Whether you’re thinking about the future of Mars and how to send humans there, or trying to understand its past and see how the planet became the way it is today, one particular feature is crucially important: water. Scientists know that there was once abundant water on Mars, but over time this evaporated away and left the planet a dry husk, with little to no liquid water on its surface today. But that water has left indications in the geology of the planet, and now the European Space Agency (ESA) has shared a water map of Mars that traces the planet’s history and points to potential resources for future missions.

The map uses data collected by two different Mars orbiters, ESA’s Mars Express and NASA’s Mars Reconnaissance Orbiter. Spectrometers on each of the orbiters have been collecting information on the location of what is called aqueous minerals, meaning rocks that have interacted with water in the past and which have formed minerals such as clays.

Detailed global map of hydrated mineral deposits on Mars.
Data from two Mars missions have been used to create the first detailed global map of hydrated mineral deposits on Mars. The map has been painstakingly created over the last decade using data from ESA’s Mars Express Observatoire pour la Mineralogie, l’Eau, les Glaces et l’Activité (OMEGA) instrument and NASA’s Mars Reconnaissance Orbiter Compact Reconnaissance Imaging Spectrometer for Mars (CRISM) instrument. ESA/Mars Express (OMEGA) and NASA/Mars Reconnaissance Orbiter (CRISM)

The map shows not only the locations of these minerals but also how abundant they are. And one of the biggest findings is that these minerals aren’t rare — in fact, there are hundreds of thousands of patches of minerals across the planet.

“This work has now established that when you are studying the ancient terrains in detail, not seeing these minerals is actually the oddity,” one of the researchers, John Carter, said in a statement.
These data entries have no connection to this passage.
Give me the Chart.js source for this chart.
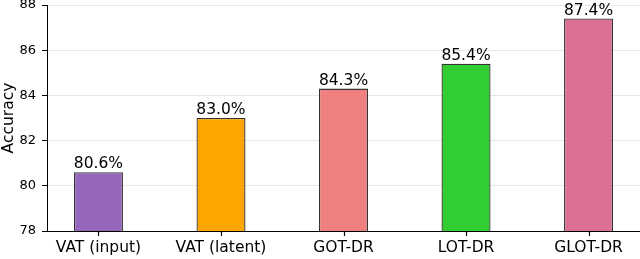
<!DOCTYPE html>
<html>
<head>
<meta charset="utf-8">
<script src="https://cdn.jsdelivr.net/npm/chart.js@4/dist/chart.umd.min.js"></script>
<style>
html,body{margin:0;padding:0;background:#fff;}
#wrap{width:640px;height:259px;}
</style>
</head>
<body>
<div id="wrap"><canvas id="c" width="640" height="259"></canvas></div>
<script>
const categories = ["VAT (input)", "VAT (latent)", "GOT-DR", "LOT-DR", "GLOT-DR"];
const accuracy = [80.6, 83.0, 84.3, 85.4, 87.4];
const barColors = ["#9467bd", "#ffa500", "#f08080", "#32cd32", "#db7093"];
const yTicks = [78, 80, 82, 84, 86, 88];

const FONT = "'DejaVu Sans', sans-serif";

const valueLabels = {
  id: 'valueLabels',
  afterDatasetsDraw(chart) {
    const ctx = chart.ctx;
    const meta = chart.getDatasetMeta(0);
    ctx.save();
    ctx.font = "15.5px " + FONT;
    ctx.fillStyle = "#000";
    ctx.textAlign = "center";
    ctx.textBaseline = "alphabetic";
    meta.data.forEach((el, i) => {
      ctx.fillText(accuracy[i].toFixed(1) + "%", el.x, el.y - 4);
    });
    ctx.restore();
  },
  afterDraw(chart) {
    const ctx = chart.ctx;
    const xs = chart.scales.x;
    const bottom = Math.round(xs.top);
    ctx.save();
    ctx.strokeStyle = "#000";
    ctx.lineWidth = 1.2;
    categories.forEach((c, i) => {
      const px = Math.round(xs.getPixelForValue(i)) + 0.5;
      ctx.beginPath();
      ctx.moveTo(px, bottom);
      ctx.lineTo(px, bottom + 5);
      ctx.stroke();
    });
    ctx.restore();
  }
};

new Chart(document.getElementById('c'), {
  type: 'bar',
  data: {
    datasets: [{
      data: categories.map((c, i) => ({x: i, y: accuracy[i]})),
      backgroundColor: barColors,
      borderColor: "#333333",
      borderWidth: 1.3,
      borderSkipped: false,
      barPercentage: 0.4,
      categoryPercentage: 1.0
    }]
  },
  options: {
    responsive: false,
    animation: false,
    devicePixelRatio: 1,
    layout: {padding: {left: 0, right: 0, top: 5, bottom: 0}},
    plugins: {legend: {display: false}, tooltip: {enabled: false}},
    scales: {
      x: {
        type: 'linear',
        offset: false,
        min: -0.42,
        max: 4.42,
        afterBuildTicks(scale) { scale.ticks = categories.map((c, i) => ({value: i})); },
        afterFit(scale) { scale.height = 28; scale.paddingLeft = 0; scale.paddingRight = 0; },
        ticks: {
          callback: (v) => categories[v],
          font: {family: FONT, size: 15.5},
          color: "#000",
          padding: 8,
          maxRotation: 0,
          autoSkip: false
        },
        grid: {display: false, drawTicks: false},
        border: {display: true, color: "#000", width: 1}
      },
      y: {
        min: 78,
        max: 88,
        afterBuildTicks(scale) { scale.ticks = yTicks.map(v => ({value: v})); },
        afterFit(scale) { scale.width = 47; scale.paddingTop = 0; scale.paddingBottom = 0; },
        ticks: {
          font: {family: FONT, size: 13},
          color: "#000",
          padding: 6
        },
        title: {
          display: true,
          text: "Accuracy",
          font: {family: FONT, size: 15.5},
          color: "#000",
          padding: 0
        },
        grid: {color: "#e6e6e6", lineWidth: 1, tickLength: 5, tickColor: "#000", tickWidth: 1},
        border: {color: "#000", width: 1}
      }
    }
  },
  plugins: [valueLabels]
});
</script>
</body>
</html>
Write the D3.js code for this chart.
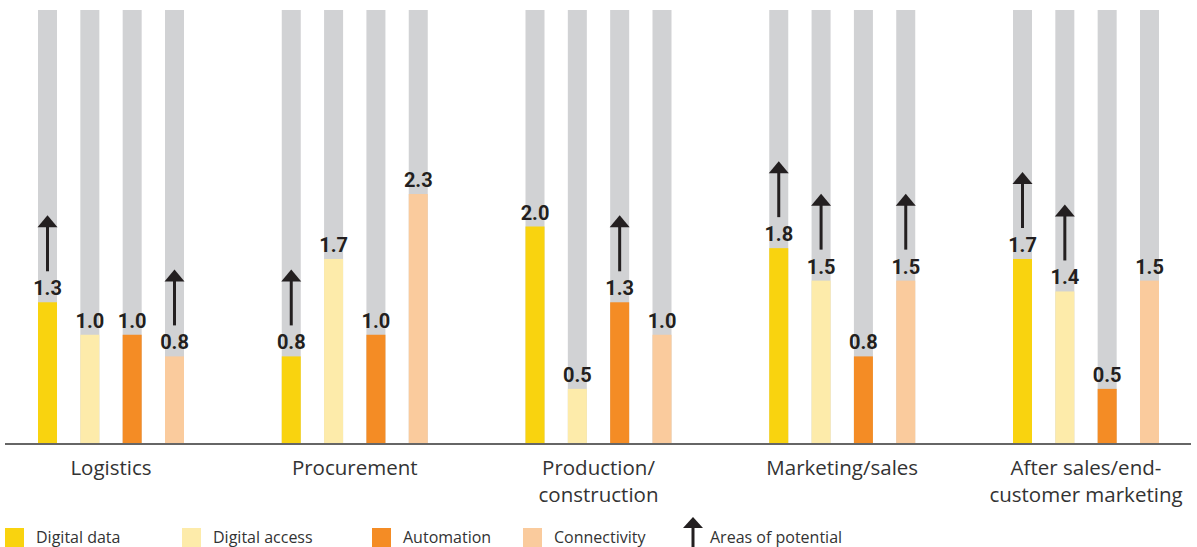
<!DOCTYPE html>
<html>
<head>
<meta charset="utf-8">
<script src="https://cdn.jsdelivr.net/npm/d3@7"></script>
<style>
  html, body { margin: 0; padding: 0; background: #fff; }
  svg { display: block; }
</style>
</head>
<body>
<svg id="chart" width="1197" height="547"></svg>
<script>
// Business areas (x groups) and the four digitisation dimensions (bars per group)
const categories = ["Logistics", "Procurement", "Production/\nconstruction", "Marketing/sales", "After sales/end-\ncustomer marketing"];
const series = ["Digital data", "Digital access", "Automation", "Connectivity"];

// Scores per dimension, one value per business area
const digitalData   = [1.3, 0.8, 2.0, 1.8, 1.7];
const digitalAccess = [1.0, 1.7, 0.5, 1.5, 1.4];
const automation    = [1.0, 1.0, 1.3, 0.8, 0.5];
const connectivity  = [0.8, 2.3, 1.0, 1.5, 1.5];

// Which bars are flagged as an area of potential (arrow)
const potentialData   = [true, true, false, true, true];
const potentialAccess = [false, false, false, true, true];
const potentialAuto   = [false, false, true, false, false];
const potentialConn   = [true, false, false, true, false];

const scaleMax = 4;

const colors = ["#F9D30F", "#FDEBAA", "#F48C25", "#FACB9D"];
const trackColor = "#D1D2D4";
const inkColor = "#231F20";

const valuesBySeries = [digitalData, digitalAccess, automation, connectivity];
const potentialBySeries = [potentialData, potentialAccess, potentialAuto, potentialConn];

const rows = [];
categories.forEach((c, ci) => {
  series.forEach((s, si) => {
    rows.push({ category: c, series: s, si, value: valuesBySeries[si][ci], potential: potentialBySeries[si][ci] });
  });
});

const svg = d3.select("#chart");
const baseY = 443;

const x0 = d3.scaleBand().domain(categories).range([38, 1159]).paddingInner(0.401).paddingOuter(0);
const x1 = d3.scaleBand().domain(series).range([0, x0.bandwidth()]).paddingInner(0.551).paddingOuter(0);
const y = d3.scaleLinear().domain([0, scaleMax]).range([baseY, 10]);
const color = d3.scaleOrdinal().domain(series).range(colors);

const groups = svg.append("g").selectAll("g.group")
  .data(categories).join("g")
  .attr("class", "group")
  .attr("transform", d => `translate(${x0(d)},0)`);

const bars = groups.selectAll("g.bar")
  .data(c => rows.filter(r => r.category === c))
  .join("g").attr("class", "bar")
  .attr("transform", d => `translate(${x1(d.series)},0)`);

// full-height track
bars.append("rect")
  .attr("x", 0).attr("width", x1.bandwidth())
  .attr("y", y(scaleMax)).attr("height", y(0) - y(scaleMax))
  .attr("fill", trackColor);

// value bar
bars.append("rect")
  .attr("x", 0).attr("width", x1.bandwidth())
  .attr("y", d => y(d.value)).attr("height", d => y(0) - y(d.value))
  .attr("fill", d => color(d.series));

// value labels
bars.append("text")
  .attr("x", x1.bandwidth() / 2)
  .attr("y", d => y(d.value) - 7)
  .attr("text-anchor", "middle")
  .attr("font-family", "Roboto, 'DejaVu Sans', sans-serif")
  .attr("font-weight", 700)
  .attr("font-size", 20)
  .attr("fill", inkColor)
  .text(d => d3.format(".1f")(d.value));

// potential arrows
function drawArrow(sel, cx, tipY, baseYPos, headH, headW) {
  sel.append("line")
    .attr("x1", cx).attr("x2", cx)
    .attr("y1", baseYPos).attr("y2", tipY + headH - 1)
    .attr("stroke", inkColor).attr("stroke-width", 3);
  sel.append("path")
    .attr("d", `M${cx},${tipY} L${cx + headW / 2},${tipY + headH} L${cx - headW / 2},${tipY + headH} Z`)
    .attr("fill", inkColor);
}
bars.filter(d => d.potential).each(function (d) {
  const top = y(d.value);
  drawArrow(d3.select(this), x1.bandwidth() / 2, top - 87, top - 31, 12, 20);
});

// baseline
svg.append("line")
  .attr("x1", 5).attr("x2", 1191)
  .attr("y1", baseY + 1).attr("y2", baseY + 1)
  .attr("stroke", "#666666").attr("stroke-width", 2);

// category labels
const catLabels = svg.append("g").selectAll("text")
  .data(categories).join("text")
  .attr("x", d => x0(d) + x0.bandwidth() / 2)
  .attr("y", 475)
  .attr("text-anchor", "middle")
  .attr("font-family", "'Open Sans', 'Noto Sans', sans-serif")
  .attr("font-size", 20.5)
  .attr("fill", "#333333");
catLabels.each(function (d) {
  const t = d3.select(this);
  d.split("\n").forEach((line, i) => {
    t.append("tspan").attr("x", x0(d) + x0.bandwidth() / 2).attr("dy", i === 0 ? 0 : 27).text(line);
  });
});

// legend
const legendX = [5, 182, 372, 523];
const legend = svg.append("g").selectAll("g")
  .data(series).join("g")
  .attr("transform", (d, i) => `translate(${legendX[i]},528)`);
legend.append("rect").attr("width", 19).attr("height", 19).attr("fill", d => color(d));
legend.append("text")
  .attr("x", 31).attr("y", 15)
  .attr("font-family", "'Open Sans', 'Noto Sans', sans-serif")
  .attr("font-size", 16)
  .attr("fill", "#333333")
  .text(d => d);

const legArrow = svg.append("g").attr("transform", "translate(683,0)");
drawArrow(legArrow, 10, 517, 550, 11, 20);
legArrow.append("text")
  .attr("x", 27).attr("y", 543)
  .attr("font-family", "'Open Sans', 'Noto Sans', sans-serif")
  .attr("font-size", 16)
  .attr("fill", "#333333")
  .text("Areas of potential");
</script>
</body>
</html>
This map is useful for assessing potential landing sites for future missions, whether crewed or robotic. Human crews will need to access water for a long-term Mars mission, and one way to do that is to bake aqueous minerals to extract the water they contain. But the clays are of scientific interest for robotic missions as well, as they are great for looking for signs of ancient life.

Studying how these minerals are spread across Mars helps us understand the planet’s history as well. Researchers are still debating exactly how long liquid water was present on the planet’s surface, and exactly what caused the planet to lose its water. This water map shows how complex that change was.

“I think we have collectively oversimplified Mars,” Carter said. “The evolution from lots of water to no water is not as clear cut as we thought, the water didn’t just stop overnight. We see a huge diversity of geological contexts, so that no one process or simple timeline can explain the evolution of the mineralogy of Mars. That’s the first result of our study. The second is that if you exclude life processes on Earth, Mars exhibits a diversity of mineralogy in geological settings just as Earth does.”